YARBROUGH: I can't run. And that's kind of the -- I try not to think about it as much because the more I think about it, I definitely can get a little depressed.
GANIM (voice-over): He fractured his legs while playing and now has medal rods in both. He can't afford the surgery to have them removed because there's no financial help for former college athletes, a big burden for someone with chronic injuries like his.
(on camera): This would cost a significant amount of money if you were to take this out? YARBROUGH: They estimated over $20,000, between $20,000 and $30,000 to take it out.
GANIM: And that would all be on you?
YARBROUGH: All on me, yes.
GANIM: You would have to pay for that?
YARBROUGH: Yes, all on me.
GANIM: Medical coverage is just the beginning of the criticisms against the NCAA and how they treat their college athletes, but never before have current players been so vocal in standing up for themselves. That is, until now. Last month, members of the current Northwestern football team got together and decided that they are going to try something, something that could revolutionize the way the NCAA works.
KAIN COLTER, FORMER NORTHWESTERN QUARTERBACK: I would like to thank Northwestern --
GANIM (voice-over): They are trying to form a union, an incredibly bold move, given the tight control over athletes in the multibillion dollar industry of college sports.
COLTER: Student athletes don't have a voice.
GANIM: The idea came from former Northwestern quarterback Cane Colter. Ironically, he got it during a college course. Almost all of his teammates back him.
COLTER: The current model resembles a dictatorship.
RAMOGI HUMA, NATIONAL COLLEGE PLAYERS ASSOCIATION: These guys at Northwestern, I think they are an inspiration.
GANIM: Ramogi Huma is the head of the National College Players Association. The athletes he's courted have organized the all-players united wrist band campaign last season and they have been pushing for reform ever since. Colter came to him with this idea. Now, they are taking their fights before the National Labor Relations Board.
HUMA: Comprehensive reform will always be elusive unless players have a seat at the table. Just like the NFL. Just like the NBA.
GANIM: But the team is up against their own university, which has applauded their leadership but said, quote, "student athletes are not employees but students", and the NCAA added that, quote, "their participation in college sports is voluntary."
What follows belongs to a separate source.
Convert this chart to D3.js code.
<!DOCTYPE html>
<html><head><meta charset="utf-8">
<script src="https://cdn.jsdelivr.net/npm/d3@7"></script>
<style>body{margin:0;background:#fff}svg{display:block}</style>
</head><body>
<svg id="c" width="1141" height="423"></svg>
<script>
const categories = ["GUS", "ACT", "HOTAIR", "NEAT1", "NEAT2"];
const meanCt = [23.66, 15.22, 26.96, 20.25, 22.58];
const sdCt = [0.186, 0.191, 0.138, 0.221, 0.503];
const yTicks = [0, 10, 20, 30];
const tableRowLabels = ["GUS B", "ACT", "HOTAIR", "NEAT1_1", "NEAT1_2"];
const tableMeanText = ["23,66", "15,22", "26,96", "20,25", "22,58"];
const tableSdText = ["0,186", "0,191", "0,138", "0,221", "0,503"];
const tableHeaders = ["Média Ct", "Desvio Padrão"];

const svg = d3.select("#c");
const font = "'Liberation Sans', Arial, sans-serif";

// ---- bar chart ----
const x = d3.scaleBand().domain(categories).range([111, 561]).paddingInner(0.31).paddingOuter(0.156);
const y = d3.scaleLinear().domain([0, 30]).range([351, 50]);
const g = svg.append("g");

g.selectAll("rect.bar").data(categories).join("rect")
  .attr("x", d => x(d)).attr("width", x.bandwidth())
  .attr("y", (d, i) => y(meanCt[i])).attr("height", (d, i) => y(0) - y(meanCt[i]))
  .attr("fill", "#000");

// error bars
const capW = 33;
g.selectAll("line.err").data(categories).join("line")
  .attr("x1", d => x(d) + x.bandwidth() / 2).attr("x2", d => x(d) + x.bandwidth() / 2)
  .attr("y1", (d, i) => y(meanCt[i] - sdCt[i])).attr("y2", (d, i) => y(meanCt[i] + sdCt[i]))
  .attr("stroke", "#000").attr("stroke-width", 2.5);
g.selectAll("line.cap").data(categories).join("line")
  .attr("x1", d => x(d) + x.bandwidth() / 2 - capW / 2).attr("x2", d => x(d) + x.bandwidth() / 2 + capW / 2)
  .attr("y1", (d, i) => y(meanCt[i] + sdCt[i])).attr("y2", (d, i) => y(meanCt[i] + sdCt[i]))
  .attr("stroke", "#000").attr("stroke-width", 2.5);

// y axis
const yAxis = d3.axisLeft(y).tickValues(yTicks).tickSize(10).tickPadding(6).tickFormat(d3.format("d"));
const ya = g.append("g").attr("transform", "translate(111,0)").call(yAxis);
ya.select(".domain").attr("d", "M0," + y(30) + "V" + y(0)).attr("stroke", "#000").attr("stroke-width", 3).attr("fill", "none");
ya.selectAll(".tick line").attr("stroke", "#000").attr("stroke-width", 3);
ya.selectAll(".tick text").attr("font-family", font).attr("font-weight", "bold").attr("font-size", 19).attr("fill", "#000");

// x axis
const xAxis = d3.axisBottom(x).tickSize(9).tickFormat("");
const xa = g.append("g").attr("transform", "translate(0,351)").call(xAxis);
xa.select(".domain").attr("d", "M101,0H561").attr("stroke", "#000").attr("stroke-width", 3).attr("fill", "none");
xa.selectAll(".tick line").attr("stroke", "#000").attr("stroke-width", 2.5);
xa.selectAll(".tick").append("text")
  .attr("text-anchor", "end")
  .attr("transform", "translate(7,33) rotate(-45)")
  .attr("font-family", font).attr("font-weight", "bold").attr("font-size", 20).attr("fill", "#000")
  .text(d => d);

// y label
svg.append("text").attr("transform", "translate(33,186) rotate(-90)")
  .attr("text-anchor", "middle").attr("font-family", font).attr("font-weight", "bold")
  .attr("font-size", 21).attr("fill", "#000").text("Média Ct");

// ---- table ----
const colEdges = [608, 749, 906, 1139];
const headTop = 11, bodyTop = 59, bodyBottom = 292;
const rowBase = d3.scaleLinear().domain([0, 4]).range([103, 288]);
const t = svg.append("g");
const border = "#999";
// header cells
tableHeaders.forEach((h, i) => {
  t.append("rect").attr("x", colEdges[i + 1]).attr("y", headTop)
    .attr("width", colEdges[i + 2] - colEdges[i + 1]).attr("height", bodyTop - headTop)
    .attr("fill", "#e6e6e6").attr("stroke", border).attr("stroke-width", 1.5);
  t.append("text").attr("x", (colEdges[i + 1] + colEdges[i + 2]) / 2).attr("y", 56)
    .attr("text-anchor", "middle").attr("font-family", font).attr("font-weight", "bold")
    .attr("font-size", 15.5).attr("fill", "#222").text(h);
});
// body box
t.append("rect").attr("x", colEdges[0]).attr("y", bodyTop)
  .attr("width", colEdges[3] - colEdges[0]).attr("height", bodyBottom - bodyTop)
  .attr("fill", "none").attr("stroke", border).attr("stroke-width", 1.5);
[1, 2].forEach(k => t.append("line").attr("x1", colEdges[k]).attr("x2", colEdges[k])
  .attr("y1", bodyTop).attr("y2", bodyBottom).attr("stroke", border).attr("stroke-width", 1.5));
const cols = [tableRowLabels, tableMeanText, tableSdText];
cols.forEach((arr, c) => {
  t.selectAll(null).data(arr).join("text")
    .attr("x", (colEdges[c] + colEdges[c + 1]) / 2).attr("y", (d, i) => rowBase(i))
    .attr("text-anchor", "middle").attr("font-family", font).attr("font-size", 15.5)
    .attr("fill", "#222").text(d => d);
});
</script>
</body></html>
While there's growing public support for NCAA reform, some question whether this is the right approach.
RICHARD EPSTEIN, LABOR LAW PROFESSOR: I think it's just very risky.
GANIM: Law professor Richard Epstein is no fan of the NCAA. He's called it a cartel. But he doesn't think a union is the solution.
EPSTEIN: Generally speaking, putting a union opposite an industry cartel creates more instability than it eliminates.
GANIM: But Yarborough says he's never been more proud to be a Wildcat than the day those players stepped up and essentially said "enough".
YARBROUGH: I didn't think the rest of my life at 18 or 19. Again, I just thought about playing on Saturdays. The fans, they just see Saturday. They see football on Saturdays.